**Given request**
The lines from the top of the material below through the line containing "49.3, 53.7, -17.4]" are to be printed exactly, with pictures omitted.

**Source data**
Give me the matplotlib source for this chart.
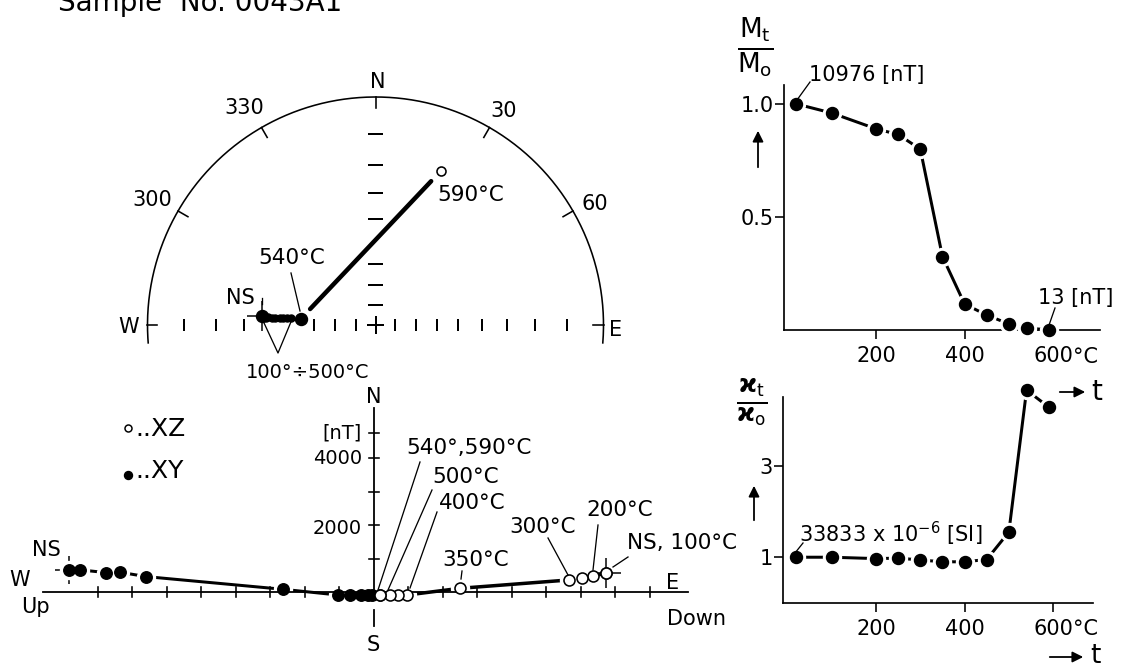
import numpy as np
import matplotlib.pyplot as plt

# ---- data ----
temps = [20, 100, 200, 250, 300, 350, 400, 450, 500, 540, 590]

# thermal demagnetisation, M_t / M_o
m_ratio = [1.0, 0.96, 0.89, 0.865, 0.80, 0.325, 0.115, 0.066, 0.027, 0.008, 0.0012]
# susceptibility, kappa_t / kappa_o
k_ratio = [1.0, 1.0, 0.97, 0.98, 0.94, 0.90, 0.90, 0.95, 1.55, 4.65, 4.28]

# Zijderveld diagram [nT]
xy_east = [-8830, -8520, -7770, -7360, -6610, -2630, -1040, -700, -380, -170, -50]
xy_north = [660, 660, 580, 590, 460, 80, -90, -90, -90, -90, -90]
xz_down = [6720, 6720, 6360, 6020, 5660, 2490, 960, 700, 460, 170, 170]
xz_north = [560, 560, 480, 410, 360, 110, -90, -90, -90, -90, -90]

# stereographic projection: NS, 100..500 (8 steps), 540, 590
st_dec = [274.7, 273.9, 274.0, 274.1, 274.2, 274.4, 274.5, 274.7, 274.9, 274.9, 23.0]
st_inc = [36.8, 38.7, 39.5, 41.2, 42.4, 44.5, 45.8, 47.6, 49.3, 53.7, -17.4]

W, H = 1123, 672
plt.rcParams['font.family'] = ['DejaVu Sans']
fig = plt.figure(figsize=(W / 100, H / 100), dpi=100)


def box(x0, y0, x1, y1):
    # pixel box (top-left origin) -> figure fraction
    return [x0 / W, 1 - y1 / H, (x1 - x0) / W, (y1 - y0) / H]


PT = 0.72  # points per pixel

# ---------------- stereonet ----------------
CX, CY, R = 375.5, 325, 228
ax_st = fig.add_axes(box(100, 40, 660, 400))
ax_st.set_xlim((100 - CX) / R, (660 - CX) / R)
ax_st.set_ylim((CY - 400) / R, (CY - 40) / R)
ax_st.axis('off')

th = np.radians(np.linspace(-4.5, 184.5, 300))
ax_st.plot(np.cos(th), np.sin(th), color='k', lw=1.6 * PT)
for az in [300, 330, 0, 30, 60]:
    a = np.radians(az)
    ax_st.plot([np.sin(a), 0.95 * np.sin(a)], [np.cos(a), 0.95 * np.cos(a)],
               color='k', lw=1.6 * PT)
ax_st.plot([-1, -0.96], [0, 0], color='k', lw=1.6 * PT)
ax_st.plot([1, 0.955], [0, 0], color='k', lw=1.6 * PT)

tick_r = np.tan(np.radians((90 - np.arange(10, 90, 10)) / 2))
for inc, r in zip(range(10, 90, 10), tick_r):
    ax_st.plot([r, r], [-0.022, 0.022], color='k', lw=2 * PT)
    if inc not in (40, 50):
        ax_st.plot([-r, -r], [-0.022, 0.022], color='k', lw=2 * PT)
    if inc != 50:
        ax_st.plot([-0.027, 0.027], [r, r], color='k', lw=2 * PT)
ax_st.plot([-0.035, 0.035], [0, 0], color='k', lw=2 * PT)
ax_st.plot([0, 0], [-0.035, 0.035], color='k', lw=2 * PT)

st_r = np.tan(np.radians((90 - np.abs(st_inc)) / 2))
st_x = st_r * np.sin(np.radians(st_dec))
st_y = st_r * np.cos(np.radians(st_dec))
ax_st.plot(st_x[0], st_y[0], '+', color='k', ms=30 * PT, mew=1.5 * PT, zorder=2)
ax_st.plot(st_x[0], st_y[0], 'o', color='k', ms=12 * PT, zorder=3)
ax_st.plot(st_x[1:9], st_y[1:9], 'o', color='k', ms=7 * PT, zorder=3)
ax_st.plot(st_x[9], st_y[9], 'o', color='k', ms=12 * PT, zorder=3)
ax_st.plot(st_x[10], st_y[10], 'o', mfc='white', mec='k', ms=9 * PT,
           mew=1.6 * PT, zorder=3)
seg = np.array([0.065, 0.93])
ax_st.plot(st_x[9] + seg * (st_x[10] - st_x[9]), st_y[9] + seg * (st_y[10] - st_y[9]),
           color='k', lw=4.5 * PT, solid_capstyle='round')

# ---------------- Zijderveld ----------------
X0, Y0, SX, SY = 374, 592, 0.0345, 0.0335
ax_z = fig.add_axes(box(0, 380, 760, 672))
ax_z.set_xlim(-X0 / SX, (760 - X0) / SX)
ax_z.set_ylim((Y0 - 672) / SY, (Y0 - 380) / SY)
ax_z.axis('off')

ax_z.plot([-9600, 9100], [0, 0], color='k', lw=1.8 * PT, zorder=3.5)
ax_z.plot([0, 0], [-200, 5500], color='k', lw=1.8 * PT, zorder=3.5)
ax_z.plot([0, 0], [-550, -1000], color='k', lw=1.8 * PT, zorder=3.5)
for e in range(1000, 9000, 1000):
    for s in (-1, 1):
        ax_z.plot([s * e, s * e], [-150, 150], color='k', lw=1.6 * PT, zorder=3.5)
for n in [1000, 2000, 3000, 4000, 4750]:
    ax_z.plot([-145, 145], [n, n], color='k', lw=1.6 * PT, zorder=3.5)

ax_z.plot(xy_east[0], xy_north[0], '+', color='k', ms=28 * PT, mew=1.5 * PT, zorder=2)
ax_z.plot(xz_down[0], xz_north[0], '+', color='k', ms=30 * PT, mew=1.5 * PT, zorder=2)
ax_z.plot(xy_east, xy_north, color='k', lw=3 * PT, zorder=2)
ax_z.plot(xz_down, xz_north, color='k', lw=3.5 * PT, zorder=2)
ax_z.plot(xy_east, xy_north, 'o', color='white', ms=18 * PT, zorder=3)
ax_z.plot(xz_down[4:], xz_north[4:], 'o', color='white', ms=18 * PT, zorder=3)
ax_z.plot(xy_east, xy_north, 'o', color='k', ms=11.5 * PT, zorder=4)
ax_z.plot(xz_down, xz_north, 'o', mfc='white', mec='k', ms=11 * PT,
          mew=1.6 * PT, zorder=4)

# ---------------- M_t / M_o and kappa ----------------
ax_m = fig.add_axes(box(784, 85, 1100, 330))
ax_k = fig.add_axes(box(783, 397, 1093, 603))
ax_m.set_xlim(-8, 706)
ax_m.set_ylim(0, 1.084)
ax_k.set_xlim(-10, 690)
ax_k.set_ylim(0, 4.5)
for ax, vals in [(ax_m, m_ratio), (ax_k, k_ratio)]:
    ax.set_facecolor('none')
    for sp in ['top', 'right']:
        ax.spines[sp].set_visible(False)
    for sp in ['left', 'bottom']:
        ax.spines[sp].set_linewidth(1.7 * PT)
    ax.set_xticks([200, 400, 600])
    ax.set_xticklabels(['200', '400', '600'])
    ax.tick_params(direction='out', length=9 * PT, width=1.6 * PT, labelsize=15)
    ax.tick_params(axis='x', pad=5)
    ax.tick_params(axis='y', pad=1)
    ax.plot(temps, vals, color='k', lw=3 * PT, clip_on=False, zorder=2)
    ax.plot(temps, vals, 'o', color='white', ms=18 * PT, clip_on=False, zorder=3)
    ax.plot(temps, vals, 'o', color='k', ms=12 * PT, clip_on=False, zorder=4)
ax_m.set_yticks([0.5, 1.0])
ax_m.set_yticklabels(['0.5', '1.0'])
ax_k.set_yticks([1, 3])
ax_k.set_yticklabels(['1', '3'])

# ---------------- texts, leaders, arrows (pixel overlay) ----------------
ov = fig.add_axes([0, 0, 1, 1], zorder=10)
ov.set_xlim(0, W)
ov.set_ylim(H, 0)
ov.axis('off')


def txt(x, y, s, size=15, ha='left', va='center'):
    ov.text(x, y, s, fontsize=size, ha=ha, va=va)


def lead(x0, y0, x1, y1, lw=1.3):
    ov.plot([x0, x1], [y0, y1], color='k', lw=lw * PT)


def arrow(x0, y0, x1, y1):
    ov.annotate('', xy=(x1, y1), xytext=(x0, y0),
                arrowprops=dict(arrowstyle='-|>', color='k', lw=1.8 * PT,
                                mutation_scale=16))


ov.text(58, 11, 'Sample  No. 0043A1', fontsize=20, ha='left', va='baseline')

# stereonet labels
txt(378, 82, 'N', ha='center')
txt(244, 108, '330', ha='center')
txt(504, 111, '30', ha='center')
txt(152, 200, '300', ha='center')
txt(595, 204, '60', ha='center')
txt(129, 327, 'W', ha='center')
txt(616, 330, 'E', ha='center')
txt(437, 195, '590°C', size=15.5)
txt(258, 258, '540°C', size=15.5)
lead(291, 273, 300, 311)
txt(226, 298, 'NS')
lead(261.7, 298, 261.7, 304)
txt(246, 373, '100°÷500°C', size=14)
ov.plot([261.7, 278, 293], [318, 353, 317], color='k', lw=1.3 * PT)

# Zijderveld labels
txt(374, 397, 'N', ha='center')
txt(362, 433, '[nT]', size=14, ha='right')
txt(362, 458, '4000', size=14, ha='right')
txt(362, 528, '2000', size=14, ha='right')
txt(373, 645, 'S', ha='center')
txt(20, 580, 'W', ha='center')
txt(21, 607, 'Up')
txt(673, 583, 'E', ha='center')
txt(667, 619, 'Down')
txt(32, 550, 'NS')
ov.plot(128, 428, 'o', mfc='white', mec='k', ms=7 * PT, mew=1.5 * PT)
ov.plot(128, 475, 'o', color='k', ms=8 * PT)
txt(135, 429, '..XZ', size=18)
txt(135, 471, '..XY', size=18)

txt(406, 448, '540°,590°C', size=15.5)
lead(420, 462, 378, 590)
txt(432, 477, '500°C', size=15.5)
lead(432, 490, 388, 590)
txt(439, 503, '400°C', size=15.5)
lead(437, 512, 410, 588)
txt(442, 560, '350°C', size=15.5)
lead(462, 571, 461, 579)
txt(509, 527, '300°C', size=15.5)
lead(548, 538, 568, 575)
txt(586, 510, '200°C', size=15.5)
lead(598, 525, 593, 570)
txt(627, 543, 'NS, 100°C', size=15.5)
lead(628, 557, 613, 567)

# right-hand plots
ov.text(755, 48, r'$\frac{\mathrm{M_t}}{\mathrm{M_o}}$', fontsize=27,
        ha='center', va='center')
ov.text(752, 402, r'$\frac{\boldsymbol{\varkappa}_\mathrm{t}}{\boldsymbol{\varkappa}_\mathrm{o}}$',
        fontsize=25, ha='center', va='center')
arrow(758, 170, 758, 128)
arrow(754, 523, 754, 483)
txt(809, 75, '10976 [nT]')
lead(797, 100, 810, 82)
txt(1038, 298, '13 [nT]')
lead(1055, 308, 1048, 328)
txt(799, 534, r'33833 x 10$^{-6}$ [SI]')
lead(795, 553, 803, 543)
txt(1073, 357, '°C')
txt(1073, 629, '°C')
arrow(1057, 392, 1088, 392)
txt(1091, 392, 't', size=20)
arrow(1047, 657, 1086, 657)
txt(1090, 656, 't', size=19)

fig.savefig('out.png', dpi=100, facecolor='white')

**Answer below**
Give me the matplotlib source for this chart.
import numpy as np
import matplotlib.pyplot as plt

# ---- data ----
temps = [20, 100, 200, 250, 300, 350, 400, 450, 500, 540, 590]

# thermal demagnetisation, M_t / M_o
m_ratio = [1.0, 0.96, 0.89, 0.865, 0.80, 0.325, 0.115, 0.066, 0.027, 0.008, 0.0012]
# susceptibility, kappa_t / kappa_o
k_ratio = [1.0, 1.0, 0.97, 0.98, 0.94, 0.90, 0.90, 0.95, 1.55, 4.65, 4.28]

# Zijderveld diagram [nT]
xy_east = [-8830, -8520, -7770, -7360, -6610, -2630, -1040, -700, -380, -170, -50]
xy_north = [660, 660, 580, 590, 460, 80, -90, -90, -90, -90, -90]
xz_down = [6720, 6720, 6360, 6020, 5660, 2490, 960, 700, 460, 170, 170]
xz_north = [560, 560, 480, 410, 360, 110, -90, -90, -90, -90, -90]

# stereographic projection: NS, 100..500 (8 steps), 540, 590
st_dec = [274.7, 273.9, 274.0, 274.1, 274.2, 274.4, 274.5, 274.7, 274.9, 274.9, 23.0]
st_inc = [36.8, 38.7, 39.5, 41.2, 42.4, 44.5, 45.8, 47.6, 49.3, 53.7, -17.4]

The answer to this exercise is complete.